On le réalise comme jamais, tout au long de cette épopée : la décision, la préparation puis la rencontre elle-même avec son ou ses parents biologiques est tout une affaire – l’affaire d’une vie d’adopté. Le drame est revécu en boucle, dans les faits comme dans la tête ; surtout, les retrouvailles, inévitablement idéalisées, ne se déroulent jamais comme imaginées. La déception est le grand ennemi. « Si je devais donner un seul conseil à toute personne entamant semblable démarche, il consisterait à n’en rien attendre ! ». Par le menu, d’une plume alerte, profonde et non dénuée d’un humour british, Hannah Pool n’épargne pas le moindre détail de ce qu’il est un euphémisme d’appeler son « aventure » au lecteur.

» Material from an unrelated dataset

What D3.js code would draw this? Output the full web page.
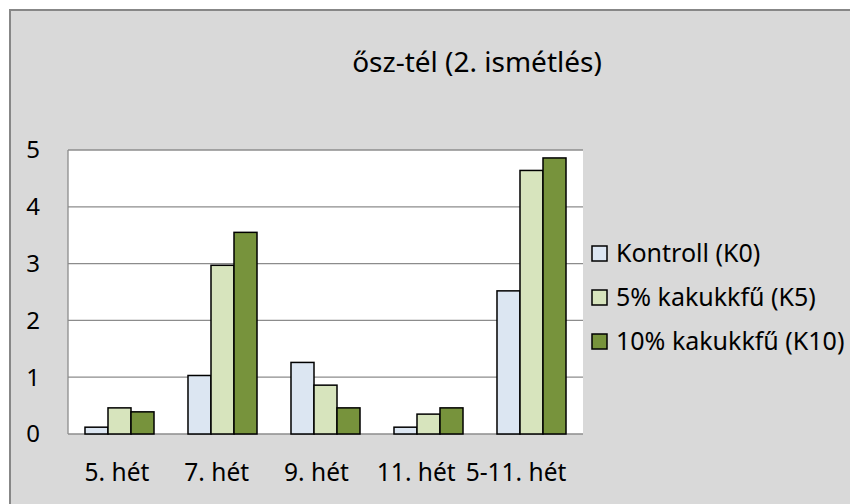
<!DOCTYPE html>
<html>
<head>
<meta charset="utf-8">
<script src="https://cdn.jsdelivr.net/npm/d3@7"></script>
<style>
  body { margin: 0; background: #fff; }
  text { font-family: "Noto Sans", "Open Sans", sans-serif; fill: #000; }
</style>
</head>
<body>
<svg id="chart" width="850" height="504"></svg>
<script>
// data
var categories = ["5. hét", "7. hét", "9. hét", "11. hét", "5-11. hét"];
var seriesNames = ["Kontroll (K0)", "5% kakukkfű (K5)", "10% kakukkfű (K10)"];
var seriesColors = ["#dce6f2", "#d7e4bd", "#77933c"];
var k0 = [0.12, 1.03, 1.26, 0.12, 2.52];
var k5 = [0.46, 2.97, 0.86, 0.35, 4.64];
var k10 = [0.39, 3.55, 0.46, 0.46, 4.86];
var yTicks = [0, 1, 2, 3, 4, 5];
var title = "ősz-tél (2. ismétlés)";

var values = [k0, k5, k10];
var svg = d3.select("#chart");

// chart frame
svg.append("rect")
    .attr("x", 10).attr("y", 10)
    .attr("width", 900).attr("height", 600)
    .style("fill", "#d9d9d9")
    .style("stroke", "#878787")
    .style("stroke-width", 2);

var plotL = 68, plotR = 583, plotT = 150, plotB = 434;

var x = d3.scaleBand().domain(categories).range([plotL, plotR])
    .paddingInner(0.33).paddingOuter(0.165);
var xs = d3.scaleBand().domain(d3.range(seriesNames.length)).range([0, x.bandwidth()]);
var y = d3.scaleLinear().domain([0, 5]).range([plotB, plotT]);
// labels in the picture drift a bit left of the group centres
var xl = d3.scalePoint().domain(categories).range([117, 516]);

// plot area
svg.append("rect")
    .attr("x", plotL).attr("y", plotT)
    .attr("width", plotR - plotL).attr("height", plotB - plotT)
    .style("fill", "#fff");

// gridlines
svg.append("g").selectAll("line")
    .data(yTicks)
    .enter().append("line")
    .attr("x1", plotL).attr("x2", plotR)
    .attr("y1", function(d){ return y(d); })
    .attr("y2", function(d){ return y(d); })
    .style("stroke", "#8c8c8c")
    .style("stroke-width", 1.3);

svg.append("line")
    .attr("x1", plotL).attr("x2", plotL)
    .attr("y1", plotT).attr("y2", plotB)
    .style("stroke", "#8c8c8c")
    .style("stroke-width", 1.3);

// y labels
svg.append("g").selectAll("text")
    .data(yTicks)
    .enter().append("text")
    .attr("x", 40)
    .attr("y", function(d){ return y(d); })
    .attr("dy", "0.35em")
    .attr("text-anchor", "end")
    .style("font-size", "24px")
    .text(function(d){ return d; });

// bars
values.forEach(function(vals, s){
    svg.append("g").selectAll("rect")
        .data(vals)
        .enter().append("rect")
        .attr("x", function(d, i){ return x(categories[i]) + xs(s); })
        .attr("y", function(d){ return y(d); })
        .attr("width", xs.bandwidth())
        .attr("height", function(d){ return y(0) - y(d); })
        .style("fill", seriesColors[s])
        .style("stroke", "#000")
        .style("stroke-width", 1.5);
});

// x labels
svg.append("g").selectAll("text")
    .data(categories)
    .enter().append("text")
    .attr("x", function(d){ return xl(d); })
    .attr("y", 481)
    .attr("text-anchor", "middle")
    .style("font-size", "24.5px")
    .text(function(d){ return d; });

// title
svg.append("text")
    .attr("x", 477).attr("y", 72)
    .attr("text-anchor", "middle")
    .style("font-size", "28px")
    .text(title);

// legend
var legend = svg.append("g").selectAll("g")
    .data(seriesNames)
    .enter().append("g")
    .attr("transform", function(d, i){ return "translate(592," + (246 + i * 44) + ")"; });

legend.append("rect")
    .attr("width", 15).attr("height", 15)
    .style("fill", function(d, i){ return seriesColors[i]; })
    .style("stroke", "#000")
    .style("stroke-width", 1.5);

legend.append("text")
    .attr("x", 24).attr("y", 7.5)
    .attr("dy", "0.35em")
    .style("font-size", "25px")
    .text(function(d){ return d; });
</script>
</body>
</html>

Jusqu’à ses sempiternelles hésitations vestimentaires lors de chacune de ses démarches.
C’est que l’identité est au cœur du sujet. On a mal au-dedans comme au-dehors. On se sent coupable avec elle de n’être rien. Par-dessus tout, après avoir vécu avec elle ces jours bouleversants au sein de sa famille native, au fond de l’Erythrée, on réalise combien ces retrouvailles enfin matérialisées ne sont que le début d’une autre histoire, autrement complexe : celle de leur digestion, de leur élaboration, pour ne pas s’en retrouver encore plus victime. Ce livre, qui s’apprête à conquérir le marché américain, est un grand livre. A lire avant sa plus que probable adaptation au cinéma, forcément en-dessous de l’œil d’Hanna Pool.
« La fille aux deux pères », par Hanna Pool. Editions Zoé, 294 pages.